If I try to use a "Totals" row on my row group, it aggregates the ORIGINAL data and not the summarized/grouped data. That is rather disappointing because it is actually incorrect in my eyes.
The only way I was able to do this type of functionality is to was to use the Code section of the report. I would keep track of the group data I wanted to summarize in a global variable in that I would later output to the field that I wanted.
Here is a microsoft article to describe how to embed code into your report
http://msdn.microsoft.com/en-us/library/ms159238.aspx
Here is a much more detailed way to solve your problem.
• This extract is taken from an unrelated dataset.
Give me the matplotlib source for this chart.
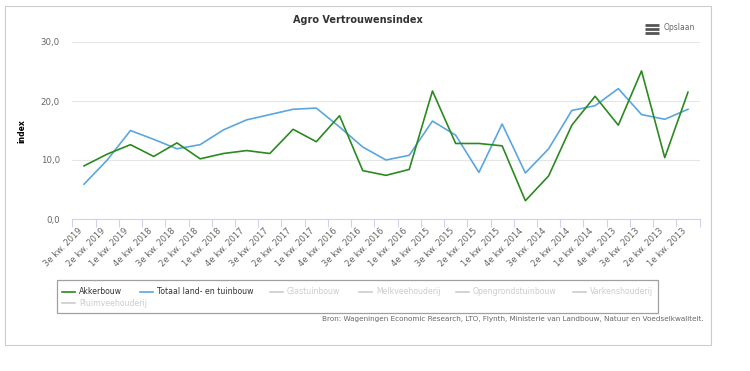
import matplotlib
matplotlib.use("Agg")
import matplotlib.pyplot as plt
from matplotlib.lines import Line2D
from matplotlib.patches import Rectangle

plt.rcParams["font.family"] = ["DejaVu Sans"]

# data
kwartalen = ["3e kw. 2019", "2e kw. 2019", "1e kw. 2019",
             "4e kw. 2018", "3e kw. 2018", "2e kw. 2018", "1e kw. 2018",
             "4e kw. 2017", "3e kw. 2017", "2e kw. 2017", "1e kw. 2017",
             "4e kw. 2016", "3e kw. 2016", "2e kw. 2016", "1e kw. 2016",
             "4e kw. 2015", "3e kw. 2015", "2e kw. 2015", "1e kw. 2015",
             "4e kw. 2014", "3e kw. 2014", "2e kw. 2014", "1e kw. 2014",
             "4e kw. 2013", "3e kw. 2013", "2e kw. 2013", "1e kw. 2013"]
akkerbouw = [9.0, 11.0, 12.6, 10.6, 12.9, 10.2, 11.1, 11.6, 11.1, 15.2,
             13.1, 17.5, 8.2, 7.4, 8.4, 21.7, 12.8, 12.8, 12.4, 3.1,
             7.3, 15.9, 20.8, 15.9, 25.1, 10.4, 21.5]
totaal = [5.9, 10.0, 15.0, 13.5, 11.9, 12.6, 15.1, 16.8, 17.7, 18.6,
          18.8, 15.6, 12.2, 10.0, 10.8, 16.6, 14.2, 7.9, 16.1, 7.8,
          11.9, 18.4, 19.2, 22.1, 17.7, 16.9, 18.6]
y_ticks = [0, 10, 20, 30]
legend_items = ["Akkerbouw", "Totaal land- en tuinbouw", "Glastuinbouw",
                "Melkveehouderij", "Opengrondstuinbouw", "Varkenshouderij",
                "Pluimveehouderij"]
bron = ("Bron: Wageningen Economic Research, LTO, Flynth, Ministerie van "
        "Landbouw, Natuur en Voedselkwaliteit.")

W, H = 750, 371
green = "#2b8a1f"
blue = "#5ba6de"
grey_txt = "#666666"
axis_col = "#ccd6eb"


def fx(x):
    return x / W


def fy(y):
    return 1 - y / H


fig = plt.figure(figsize=(7.5, 3.71), dpi=100)
fig.patch.set_facecolor("white")

# outer frame
fig.add_artist(Rectangle((fx(5), fy(345)), fx(711) - fx(5), fy(6) - fy(345),
                         transform=fig.transFigure, fill=False,
                         edgecolor="#cccccc", linewidth=0.8))

ax = fig.add_axes([fx(72.4), fy(219), fx(699.6) - fx(72.4), fy(42) - fy(219)])
x = list(range(len(kwartalen)))
ax.plot(x, totaal, color=blue, linewidth=1.2, zorder=3)
ax.plot(x, akkerbouw, color=green, linewidth=1.2, zorder=4)

ax.set_xlim(-0.5, len(kwartalen) - 0.5)
ax.set_ylim(0, 30)
ax.set_yticks(y_ticks)
ax.set_yticklabels([f"{v:.1f}".replace(".", ",") for v in y_ticks])
ax.tick_params(axis="y", length=0, pad=9, labelsize=6.2, labelcolor=grey_txt)
ax.grid(axis="y", color="#e6e6e6", linewidth=0.8)
ax.set_axisbelow(True)

ax.set_xticks(x)
ax.set_xticklabels(kwartalen, rotation=45, ha="right", va="top",
                   fontsize=6, color=grey_txt)
ax.tick_params(axis="x", length=0, pad=5)
ax.set_xticks([i - 0.5 for i in range(len(kwartalen) + 1)], minor=True)
ax.tick_params(axis="x", which="minor", length=6, color=axis_col, width=0.8)

for s in ["top", "right", "left"]:
    ax.spines[s].set_visible(False)
ax.spines["bottom"].set_color(axis_col)
ax.spines["bottom"].set_linewidth(0.8)

# title, y label, menu
fig.text(fx(358), fy(20), "Agro Vertrouwensindex", ha="center", va="center",
         fontsize=7, fontweight="bold", color="#333333")
fig.text(fx(22), fy(131), "index", rotation=90, ha="center", va="center",
         fontsize=5.5, fontweight="bold", color="black")
for yy in [24.5, 28.5, 32.5]:
    fig.add_artist(Line2D([fx(645), fx(659)], [fy(yy), fy(yy)],
                          transform=fig.transFigure, color="#555555",
                          linewidth=2.0, solid_capstyle="butt"))
fig.text(fx(664), fy(28), "Opslaan", ha="left", va="center",
         fontsize=5.5, color=grey_txt)

# legend (flow layout like the original)
fig.add_artist(Rectangle((fx(57), fy(313)), fx(658) - fx(57), fy(280) - fy(313),
                         transform=fig.transFigure, fill=False,
                         edgecolor="#a0a0a0", linewidth=0.9))
leg_pos = [(62, 291.5), (140, 291.5), (270, 291.5), (359, 291.5),
           (456, 291.5), (573, 291.5), (62, 303)]
leg_cols = [green, blue] + ["#cccccc"] * 5
txt_cols = ["#333333", "#333333"] + ["#cccccc"] * 5
for name, (lx, ly), lc, tc in zip(legend_items, leg_pos, leg_cols, txt_cols):
    fig.add_artist(Line2D([fx(lx), fx(lx + 13)], [fy(ly), fy(ly)],
                          transform=fig.transFigure, color=lc, linewidth=1.2))
    fig.text(fx(lx + 17), fy(ly), name, ha="left", va="center",
             fontsize=5.6, color=tc)

fig.text(fx(704), fy(319), bron, ha="right", va="center",
         fontsize=5.2, color=grey_txt)

fig.savefig("out.png", dpi=100, facecolor="white")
Link
Assuming your source is SQL Server 2008 you might be able to use a combination of grouping sets:
http://technet.microsoft.com/en-us/library/bb522495.aspx
And the SSRS Aggregate Function:
http://msdn.microsoft.com/en-us/library/ms155830(v=sql.90).aspx
This blog has an example that may also be helpful
http://beyondrelational.com/blogs/jason/archive/2010/07/03/aggregate-of-an-aggregate-function-in-ssrs.aspx
Good Luck
I would do this in a sql script, doing this in reporting would be overkill (although it probably would be possible).
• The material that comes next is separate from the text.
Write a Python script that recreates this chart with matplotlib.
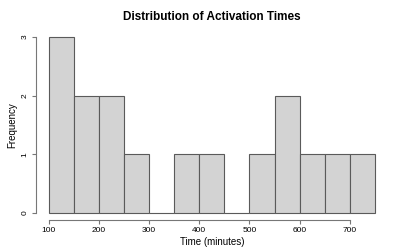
import matplotlib
matplotlib.use('Agg')
import matplotlib.pyplot as plt

# bordes de los intervalos y frecuencias
bordes = [100, 150, 200, 250, 300, 350, 400, 450, 500, 550, 600, 650, 700, 750]
frecuencias = [3, 2, 2, 1, 0, 1, 1, 0, 1, 2, 1, 1, 1]
xticks = [100, 200, 300, 400, 500, 600, 700]
yticks = [0, 1, 2, 3]

plt.rcParams['font.family'] = ['Liberation Sans', 'DejaVu Sans']

fig = plt.figure(figsize=(4, 2.5), dpi=100)
ax = fig.add_axes([0.089, 0.12, 0.881, 0.76])

anchos = [bordes[i + 1] - bordes[i] for i in range(len(frecuencias))]
ax.bar(bordes[:-1], frecuencias, width=anchos, align='edge',
       color='#d3d3d3', edgecolor='#5a5a5a', linewidth=0.8)

ax.set_xlim(74, 776)
ax.set_ylim(-0.12, 3.12)

for lado in ['top', 'right']:
    ax.spines[lado].set_visible(False)
ax.spines['left'].set_bounds(0, 3)
ax.spines['bottom'].set_bounds(100, 700)
for lado in ['left', 'bottom']:
    ax.spines[lado].set_color('#777777')
    ax.spines[lado].set_linewidth(0.8)

ax.set_xticks(xticks)
ax.set_yticks(yticks)
ax.tick_params(direction='out', length=3, width=0.8, color='#777777',
               labelsize=6, pad=2)
ax.tick_params(axis='y', labelrotation=90)
for t in ax.get_yticklabels():
    t.set_va('center')

ax.set_title('Distribution of Activation Times', fontsize=8.5, fontweight='bold', pad=7)
ax.set_xlabel('Time (minutes)', fontsize=7, labelpad=2)
ax.set_ylabel('Frequency', fontsize=7, labelpad=3)

fig.savefig('out.png', dpi=100)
I have and example script right here:
drop table #tmp, #tmp2, #tmp3
select 'User A' as [User],' Task X ' as [Task],100.00 as [Time]
into #tmp
union all
select 'User A ',' Task Y ',200
union all
select 'User A ',' Task Z ',300
union all
select 'User B ',' Task X ',400
union all
select 'User B ',' Task Y ',500
union all
select 'User B ',' Task Z ',600
union all
select 'User C ',' Task X ',700
union all
select 'User C ',' Task Y ',800
union all
select 'User C ',' Task Z ',900
union all
select 'User D ',' Task X ',1000
union all
select 'User D ',' Task Y ',1100
union all
select 'User D ',' Task Z ',1200
select [User],
Task,
Sum(time) as time
into #tmp2
from #tmp
group by [User],
[Task]
select [User],
avg(time) as time
into #tmp3
from #tmp2
group by [User];
declare #statement nvarchar(max);
select #statement =
'with cteTimes as (
select *
from #tmp2 t
pivot (sum (t.[time]) for Task in (' + stuff((select ', ' + quotename([Task]) from #tmp group by [Task] for xml path, type).value('.','varchar(max)'), 1, 2, '') + ')) as Task
)
select ''All'' as [User],
(select avg(usr.time) from #tmp3 usr),'
+ stuff((select ', avg(' + quotename([Task]) + ') as ' + quotename([Task]) from #tmp group by [Task] for xml path, type).value('.','varchar(max)'), 1, 2, '') +
+'from cteTimes x ';
exec sp_executesql #statement;
The script can probably be optimized by using a pivot instead of multiple joins while creating the #tmp4.
My example is just explanatory.
Here's the query I would write that works... The "PreQuery" is done to group the counts and sum of each element for a given user... Then that is rolled-up to the top-most level of "All". Now, this is based on your data sample.
SELECT
AVG( TaskTime / TaskCount ) as TaskAvg,
SUM( XTime ) / SUM( XCount ) as XAvg,
SUM( YTime ) / SUM( YCount ) as YAvg,
SUM( ZTime ) / SUM( ZCount ) as ZAvg
from
( SELECT
user,
COUNT(*) as TaskCount,
SUM( Time ) as TaskTime,
CASE WHEN Task = "Task X" THEN 1 ELSE 0 END as XCount,
CASE WHEN Task = "Task X" THEN Time ELSE 0 END as XTime,
CASE WHEN Task = "Task Y" THEN 1 ELSE 0 END as YCount,
CASE WHEN Task = "Task Y" THEN Time ELSE 0 END as YTime,
CASE WHEN Task = "Task Z" THEN 1 ELSE 0 END as ZCount,
CASE WHEN Task = "Task Z" THEN Time ELSE 0 END as ZTime
FROM
AllUsersTasks
group by ;
user ) PreQuery
If your data could provide that a given user has multiple entries for a single Task, such as 3 entries for User A, Task X has Times of 95, 100 and 105, you have 3 entries for 300 which results in the 100. This could skew your OVERALL Average of this task and would have to modify the query. Let me know if a person will have multiple entries per a given task based on production data... If so, then THAT element would probably need to be put into its OWN pre-query where the "From AllUserTasks" table is.